Althalus was adaptable – a thief almost has to be – but the situation here took some getting used to. Food simply appeared on the table whenever he grew hungry. It startled him the first few times it happened, but after a while, he didn’t even pay attention to it any more. Even miracles become commonplace if they happen often enough.
Winter arrived at the edge of the world, and as it settled in, the sun went away and perpetual night arrived. The cat patiently explained it, but Althalus only dimly understood her explanation. He could accept it intellectually, but it still seemed to him that the sun moved around the earth instead of the other way around. With the coming of that endless night, he lost all track of days. When you get right down to it, he reasoned, there simply weren’t any days any more. He stopped looking out the windows altogether. It was almost always snowing anyway, and snow depressed him.
He was making some progress with his reading. After he’d come across one of the pictures often enough, he automatically recognized it. Words became the center of his attention.
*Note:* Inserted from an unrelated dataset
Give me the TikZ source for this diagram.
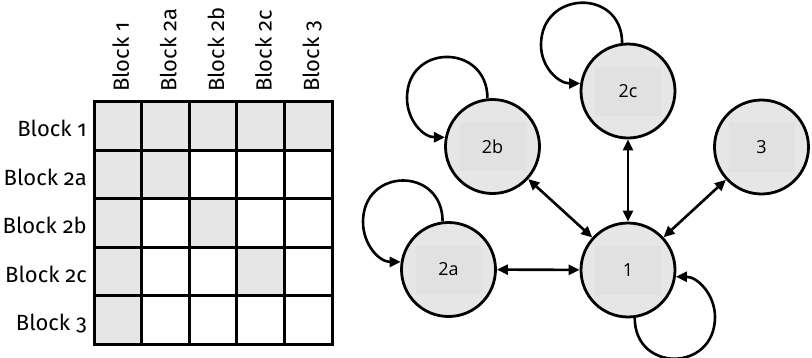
\documentclass[tikz,border=0pt]{standalone}
\usepackage{fontspec}
\setmainfont{Fira Sans}[Numbers=OldStyle]
\newfontfamily\statefont{Open Sans}
\usetikzlibrary{arrows.meta}
\definecolor{ink}{HTML}{000000}
\definecolor{cell}{HTML}{E6E6E6}
\definecolor{cellbox}{HTML}{E1E1E1}
\tikzset{
  every node/.style={text=ink},
  blocklab/.style={font=\fontsize{22}{26}\selectfont,inner sep=0},
  rowlab/.style={blocklab,anchor=base east},
  collab/.style={blocklab,anchor=base west,rotate=90},
  gridline/.style={draw=ink,line width=3pt},
  state/.style={circle,draw=ink,line width=2.8pt,fill=cell,minimum size=94pt,inner sep=0,
    font=\statefont\fontsize{18}{22}\selectfont,
    path picture={\fill[cellbox] ([xshift=-33pt,yshift=-24.5pt]path picture bounding box.center)
      rectangle ([xshift=33pt,yshift=24.5pt]path picture bounding box.center);}},
  link/.style={{Triangle[length=11pt,width=10pt]}-{Triangle[length=11pt,width=10pt]},line width=2.6pt,draw=ink},
  selfloop/.style={-{Triangle[length=11pt,width=10pt]},line width=2.6pt,draw=ink}
}

\begin{document}
\begin{tikzpicture}[x=1pt,y=-1pt]
  \path[use as bounding box] (0,0) rectangle (812,357);
  \def\gx{94} \def\gy{101.7} \def\cw{47.6} \def\ch{48.5}

  % shaded cells: first row, first column, diagonal
  \fill[cell] (\gx,\gy) rectangle ({\gx+5*\cw},{\gy+\ch});
  \fill[cell] (\gx,\gy) rectangle ({\gx+\cw},{\gy+5*\ch});
  \foreach \i in {2,3,4}
    \fill[cell] ({\gx+(\i-1)*\cw},{\gy+(\i-1)*\ch}) rectangle ({\gx+\i*\cw},{\gy+\i*\ch});

  % grid
  \foreach \i in {1,...,4} {
    \draw[gridline] ({\gx+\i*\cw},\gy) -- ({\gx+\i*\cw},{\gy+5*\ch});
    \draw[gridline] (\gx,{\gy+\i*\ch}) -- ({\gx+5*\cw},{\gy+\i*\ch});
  }
  \draw[gridline] (\gx,\gy) rectangle ({\gx+5*\cw},{\gy+5*\ch});

  % labels
  \foreach \lab [count=\i] in {Block 1,Block 2a,Block 2b,Block 2c,Block 3} {
    \node[rowlab] (row\i) at (87,{\gy+(\i-0.5)*\ch+11}) {\lab};
    \node[collab] (col\i) at ({\gx+(\i-0.5)*\cw+11},92) {\lab};
  }

  % graph
  \node[state] (n2c) at (628,91) {2c};
  \node[state] (n2b) at (492.5,146.5) {2b};
  \node[state] (n3) at (761.5,147) {3};
  \node[state] (n2a) at (448.5,269.5) {2a};
  \node[state] (n1) at (628,270) {1};

  \draw[link] (n2a) -- (n1);
  \draw[link] (n2b) -- (n1);
  \draw[link] (n2c) -- (n1);
  \draw[link] (n3) -- (n1);

  % self loops, through their far point
  \coordinate (l2c) at ([shift={(-87,-46)}]n2c.center);
  \coordinate (l2b) at ([shift={(-85.5,-48.5)}]n2b.center);
  \coordinate (l2a) at ([shift={(-85.5,-47.5)}]n2a.center);
  \coordinate (l1) at ([shift={(87,47)}]n1.center);
  \draw[selfloop] (n2c.97) to[out=90,in=90,distance=55pt] (l2c) to[out=270,in=180,distance=22pt] (n2c.171);
  \draw[selfloop] (n2b.96) to[out=90,in=90,distance=55pt] (l2b) to[out=270,in=180,distance=22pt] (n2b.169);
  \draw[selfloop] (n2a.97) to[out=90,in=90,distance=55pt] (l2a) to[out=270,in=180,distance=22pt] (n2a.171);
  \draw[selfloop] (n1.278) to[out=270,in=270,distance=55pt] (l1) to[out=90,in=0,distance=22pt] (n1.352);
\end{tikzpicture}
\end{document}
‘You weren’t always a cat, were you?’ he asked his companion once when the two of them were lying on the fur-covered bed after they’d eaten.
‘I thought I’d already told you that,’ she said.
‘What were you before?’
She gave him a long, steady look with her glowing green eyes. ‘You aren’t quite ready for that information yet, Althalus. You’re fairly well settled down now. I don’t want you to start bouncing off the walls the way you did when you first arrived.’
‘Did you have a name – before you became a cat, I mean?’
‘Yes. You probably wouldn’t be able to pronounce it, though. Why do you ask?’
‘It just doesn’t seem right for me to keep calling you “cat”. That’s like saying “donkey” or “chicken”. Would it upset you if I gave you a name?’